Die Aktivitäten zahlreicher gebildeter junger Frauen im Kampf gegen das Kopftuchverbot in staatlichen Institutionen und ihre Berufung auf individuelle bürgerliche Freiheitsrechte stehen für ein neues Kapitel in den jahrzehntelangen
Auseinandersetzungen um das Verhältnis von Religion, Politik und Frauenfrage in der modernen Türkei.
1924 hatte Mustafa Kemal Atatürk in einem radikalen und beispiellosen Akt einer "Modernisierung von oben" eine vollständige Säkularisierung der politischen Institutionen des neuen türkischen Staates verfügt, der auf den Trümmern des Osmanischen Reiches geschaffen wurde.
Einschneidend und von weitreichender Bedeutung für die Geschlechterverhältnisse
und die Stellung der Frau war die Neuregelung des Familienrechtes, das völlig mit den Bestimmungen des islamischen Rechtes brach und sich am Schweizer Zivilrecht orientierte. Die Polygynie wurde verboten, die Frauen erhielten gleiche Rechte bezüglich der Scheidung und Vormundschaft für die Kinder.
1930 und 1934 erhielten die Frauen das Wahlrecht auf lokaler bzw. nationaler
Ebene. Das Tragen des Schleiers wurde zwar nicht gesetzlich verboten, aber propagandistisch bekämpft. Das Bild von der ‘neuen FrauÂ’, die modern gekleidet,
öffentlich sichtbar und als Staatsbürgerin gleichberechtigt sein sollte, prägte Generationen von Frauen der Mittel- und Oberschichten, die über die ökonomischen
und familialen Bedingungen verfügten, die neuen Handlungsspielräume wahrnehmen zu können (vgl. ausführlich Kreile 1997: 258f).

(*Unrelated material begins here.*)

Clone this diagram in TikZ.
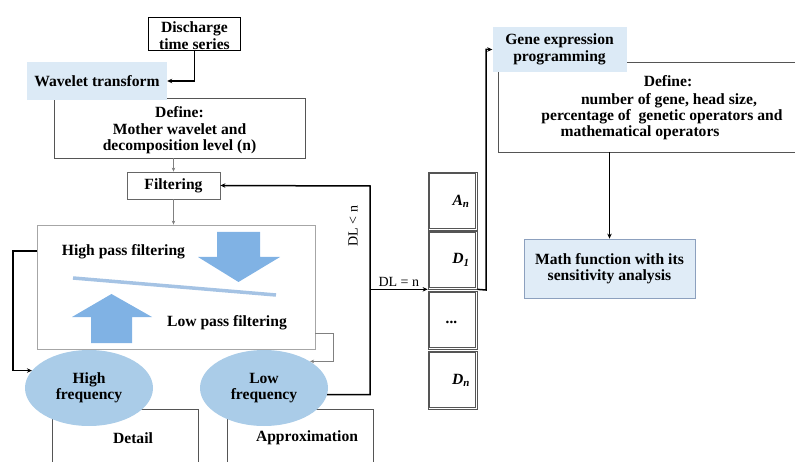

"Die türkische Frau ist die glücklichste Frau der Welt", jubelte die Kolumnistin Sukufe Nihal damals stellvertretend für viele Frauen. "Heute haben wir kein Problem mehr. .. Für uns ist das Frauenproblem veraltet, ein Problem, dessen Mode vorbei ist" (zit. nach Özkan-Kerestecioglu 2001: 28).
Knapp 70 Jahre später sind islamische Diskurse von der Peripherie der politischen
Landschaft der Türkei in deren Zentrum gewandert, sind modernisiert und höchst erfolgreich reetabliert worden (vgl. White 2002: 198). Bei den Parlamentswahlen
im November 2002 gewannen die gemäßigten Islamisten der Partei für Gerechtigkeit und Entwicklung (AKP) unter dem populären Parteichef Tayyip Erdogan mit Abstand die meisten Stimmen. Ihren Wahlsieg verdankt die AKP nicht zuletzt dem unermüdlichen Einsatz ihrer zahllosen Aktivistinnen, die wesentlich dazu beitrugen, die an der desaströsen Wirtschaftslage verzweifelnden Wählerinnen und Wähler zugunsten der AKP zu mobilisieren. Weithin wurde die Aktivistin, die selbstbewusst und unerschrocken das in staatlichen Institutionen verbotene Kopftuch trug, zum Symbol der islamistischen Bewegung.
Ein erhellendes Licht auf Art und Ausmaß des Engagements der islamistischen Partei-Aktivistinnen wirft bspw. der monatliche Bericht der Istanbuler Frauenkommission der Refah-Partei, aus der die AKP hervorgegangen ist. Im August
1997 existierten demzufolge in Istanbul in allen Wahlkreisen und in 805 von 863
Stadtvierteln Frauenorganisationen der Refah-Partei. Es gab in der Stadt 377.889
weibliche Parteimitglieder, die 3.465 Seminare, 1.572 Vorträge, 326 Versammlungen und 14.231 Hausversammlungen organisiert hatten. "Darüber hinaus hatten diese Frauen 2.656 junge Brautpaare beglückwünscht, 3.740 Neugeborene und 12.625 Kranke besucht und 4.245 Kondolenzbesuche gemacht. Mit all diesen Aktivitäten
konnten sie 1.262.577 Menschen persönlich erreichen" (Eraslan 2001: 54).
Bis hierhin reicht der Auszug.